■ Charts and diagrams as code ■
—————

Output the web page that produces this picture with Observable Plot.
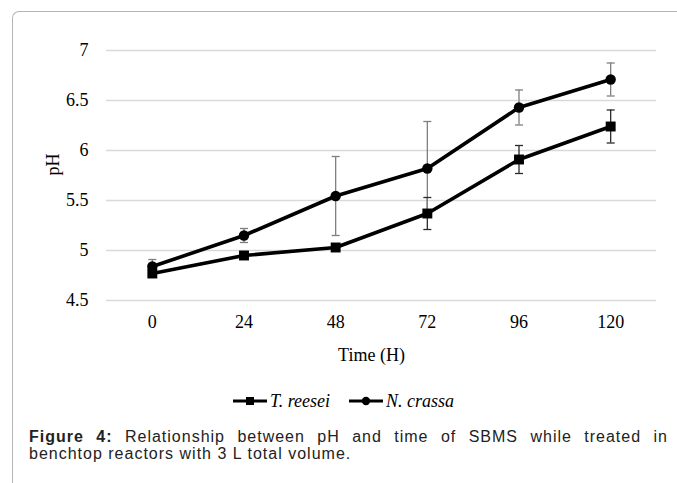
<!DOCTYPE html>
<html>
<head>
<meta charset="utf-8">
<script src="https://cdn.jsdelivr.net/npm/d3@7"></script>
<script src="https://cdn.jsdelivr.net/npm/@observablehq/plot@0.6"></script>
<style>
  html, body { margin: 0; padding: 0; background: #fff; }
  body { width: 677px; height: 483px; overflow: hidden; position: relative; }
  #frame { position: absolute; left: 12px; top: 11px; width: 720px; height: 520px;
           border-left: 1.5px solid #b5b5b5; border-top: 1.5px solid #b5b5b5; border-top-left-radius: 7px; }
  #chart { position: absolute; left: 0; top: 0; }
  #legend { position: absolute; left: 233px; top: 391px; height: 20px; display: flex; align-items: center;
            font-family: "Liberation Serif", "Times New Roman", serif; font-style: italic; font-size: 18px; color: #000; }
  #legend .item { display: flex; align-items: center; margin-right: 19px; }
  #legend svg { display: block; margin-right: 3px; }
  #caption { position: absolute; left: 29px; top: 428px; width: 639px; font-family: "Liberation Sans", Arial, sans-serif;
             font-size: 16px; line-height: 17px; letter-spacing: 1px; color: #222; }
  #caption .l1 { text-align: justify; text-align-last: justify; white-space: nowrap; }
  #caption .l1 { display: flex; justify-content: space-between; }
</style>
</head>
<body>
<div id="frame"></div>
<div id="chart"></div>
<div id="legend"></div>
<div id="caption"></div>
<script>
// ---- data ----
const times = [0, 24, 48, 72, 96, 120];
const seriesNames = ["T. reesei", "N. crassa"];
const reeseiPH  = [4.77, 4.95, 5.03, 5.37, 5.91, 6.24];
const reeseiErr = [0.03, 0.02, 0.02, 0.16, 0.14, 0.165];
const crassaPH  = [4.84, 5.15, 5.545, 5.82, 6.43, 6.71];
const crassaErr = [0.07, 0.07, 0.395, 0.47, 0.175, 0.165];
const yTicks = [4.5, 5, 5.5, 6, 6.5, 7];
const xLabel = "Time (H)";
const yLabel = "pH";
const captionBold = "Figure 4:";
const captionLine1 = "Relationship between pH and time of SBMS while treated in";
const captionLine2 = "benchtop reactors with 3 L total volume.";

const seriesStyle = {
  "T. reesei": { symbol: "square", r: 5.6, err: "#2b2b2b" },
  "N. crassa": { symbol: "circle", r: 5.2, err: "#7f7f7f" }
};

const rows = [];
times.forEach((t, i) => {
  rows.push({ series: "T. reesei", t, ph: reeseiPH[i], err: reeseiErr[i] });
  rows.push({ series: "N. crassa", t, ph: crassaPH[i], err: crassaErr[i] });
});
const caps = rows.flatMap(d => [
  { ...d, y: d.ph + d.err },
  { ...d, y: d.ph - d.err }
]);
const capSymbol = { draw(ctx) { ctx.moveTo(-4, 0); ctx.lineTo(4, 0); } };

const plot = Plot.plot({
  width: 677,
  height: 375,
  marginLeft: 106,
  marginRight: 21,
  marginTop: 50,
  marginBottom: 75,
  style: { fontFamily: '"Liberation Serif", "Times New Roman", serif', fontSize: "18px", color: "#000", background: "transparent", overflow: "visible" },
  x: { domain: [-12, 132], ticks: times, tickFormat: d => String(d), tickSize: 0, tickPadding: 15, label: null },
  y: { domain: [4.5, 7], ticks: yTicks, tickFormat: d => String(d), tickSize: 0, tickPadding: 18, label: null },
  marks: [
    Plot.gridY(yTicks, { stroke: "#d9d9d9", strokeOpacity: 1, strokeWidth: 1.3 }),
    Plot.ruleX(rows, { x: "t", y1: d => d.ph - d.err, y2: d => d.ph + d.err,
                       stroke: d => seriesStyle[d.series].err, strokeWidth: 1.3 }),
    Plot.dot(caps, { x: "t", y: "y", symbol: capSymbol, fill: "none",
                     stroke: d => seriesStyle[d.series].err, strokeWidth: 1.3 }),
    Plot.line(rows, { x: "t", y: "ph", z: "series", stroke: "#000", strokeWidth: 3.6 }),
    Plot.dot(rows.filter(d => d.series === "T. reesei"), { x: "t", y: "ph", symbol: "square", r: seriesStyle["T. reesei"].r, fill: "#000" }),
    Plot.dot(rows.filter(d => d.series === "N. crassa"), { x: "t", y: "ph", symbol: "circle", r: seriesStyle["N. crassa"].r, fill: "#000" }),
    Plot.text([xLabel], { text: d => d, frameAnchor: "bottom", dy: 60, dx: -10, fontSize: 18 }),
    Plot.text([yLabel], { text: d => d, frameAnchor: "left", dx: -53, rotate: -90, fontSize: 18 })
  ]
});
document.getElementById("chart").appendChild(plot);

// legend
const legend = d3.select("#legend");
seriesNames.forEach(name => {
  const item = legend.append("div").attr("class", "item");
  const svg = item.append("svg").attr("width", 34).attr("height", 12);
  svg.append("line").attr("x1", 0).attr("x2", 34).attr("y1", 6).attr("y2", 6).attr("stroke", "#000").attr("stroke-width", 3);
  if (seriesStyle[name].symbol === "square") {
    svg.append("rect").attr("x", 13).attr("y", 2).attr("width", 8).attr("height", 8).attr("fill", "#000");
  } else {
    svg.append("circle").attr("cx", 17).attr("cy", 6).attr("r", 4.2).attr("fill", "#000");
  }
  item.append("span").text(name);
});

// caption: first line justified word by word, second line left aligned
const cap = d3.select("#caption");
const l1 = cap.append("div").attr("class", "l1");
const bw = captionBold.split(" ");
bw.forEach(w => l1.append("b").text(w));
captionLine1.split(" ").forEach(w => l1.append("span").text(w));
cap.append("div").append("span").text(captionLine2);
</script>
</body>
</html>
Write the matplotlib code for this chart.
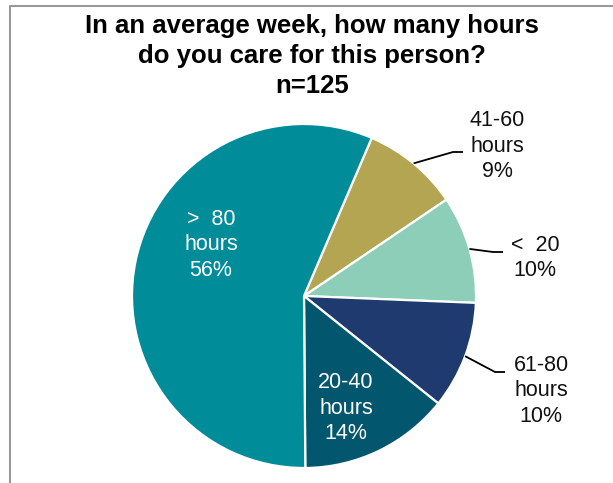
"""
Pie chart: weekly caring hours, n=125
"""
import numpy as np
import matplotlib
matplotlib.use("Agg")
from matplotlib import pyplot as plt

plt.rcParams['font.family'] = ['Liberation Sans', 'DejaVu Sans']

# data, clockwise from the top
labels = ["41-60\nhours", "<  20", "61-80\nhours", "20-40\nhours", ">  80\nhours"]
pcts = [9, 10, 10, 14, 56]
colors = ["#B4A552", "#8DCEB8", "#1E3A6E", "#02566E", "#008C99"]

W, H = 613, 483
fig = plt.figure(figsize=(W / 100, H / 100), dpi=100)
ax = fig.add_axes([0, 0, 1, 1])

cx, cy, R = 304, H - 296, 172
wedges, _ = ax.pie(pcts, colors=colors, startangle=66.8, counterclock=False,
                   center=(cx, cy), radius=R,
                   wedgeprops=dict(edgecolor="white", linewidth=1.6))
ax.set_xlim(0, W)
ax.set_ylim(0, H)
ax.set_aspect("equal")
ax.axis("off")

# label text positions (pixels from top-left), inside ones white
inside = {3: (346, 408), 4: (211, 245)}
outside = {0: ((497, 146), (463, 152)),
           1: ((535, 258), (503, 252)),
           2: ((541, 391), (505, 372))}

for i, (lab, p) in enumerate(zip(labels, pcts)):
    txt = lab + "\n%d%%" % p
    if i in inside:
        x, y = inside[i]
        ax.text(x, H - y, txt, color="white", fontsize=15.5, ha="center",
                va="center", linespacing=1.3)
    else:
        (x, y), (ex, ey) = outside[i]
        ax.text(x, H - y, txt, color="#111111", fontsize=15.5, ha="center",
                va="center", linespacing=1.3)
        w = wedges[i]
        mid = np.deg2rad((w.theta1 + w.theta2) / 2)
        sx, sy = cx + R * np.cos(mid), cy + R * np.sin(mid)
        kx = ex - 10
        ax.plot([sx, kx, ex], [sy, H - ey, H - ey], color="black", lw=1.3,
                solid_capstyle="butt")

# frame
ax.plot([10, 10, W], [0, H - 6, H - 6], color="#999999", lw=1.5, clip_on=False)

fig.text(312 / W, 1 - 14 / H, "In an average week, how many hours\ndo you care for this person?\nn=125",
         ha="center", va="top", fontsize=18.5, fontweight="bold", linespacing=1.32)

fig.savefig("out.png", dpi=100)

—————

■ Exercise details ■
Lines from the one with "Write the matplotlib code for this chart." through the one with "ax = fig.add_axes([0, 0, 1, 1])" are the only ones to quote. Quote them exactly and leave out pictures.

■ Task response ■
Write the matplotlib code for this chart.
"""
Pie chart: weekly caring hours, n=125
"""
import numpy as np
import matplotlib
matplotlib.use("Agg")
from matplotlib import pyplot as plt

plt.rcParams['font.family'] = ['Liberation Sans', 'DejaVu Sans']

# data, clockwise from the top
labels = ["41-60\nhours", "<  20", "61-80\nhours", "20-40\nhours", ">  80\nhours"]
pcts = [9, 10, 10, 14, 56]
colors = ["#B4A552", "#8DCEB8", "#1E3A6E", "#02566E", "#008C99"]

W, H = 613, 483
fig = plt.figure(figsize=(W / 100, H / 100), dpi=100)
ax = fig.add_axes([0, 0, 1, 1])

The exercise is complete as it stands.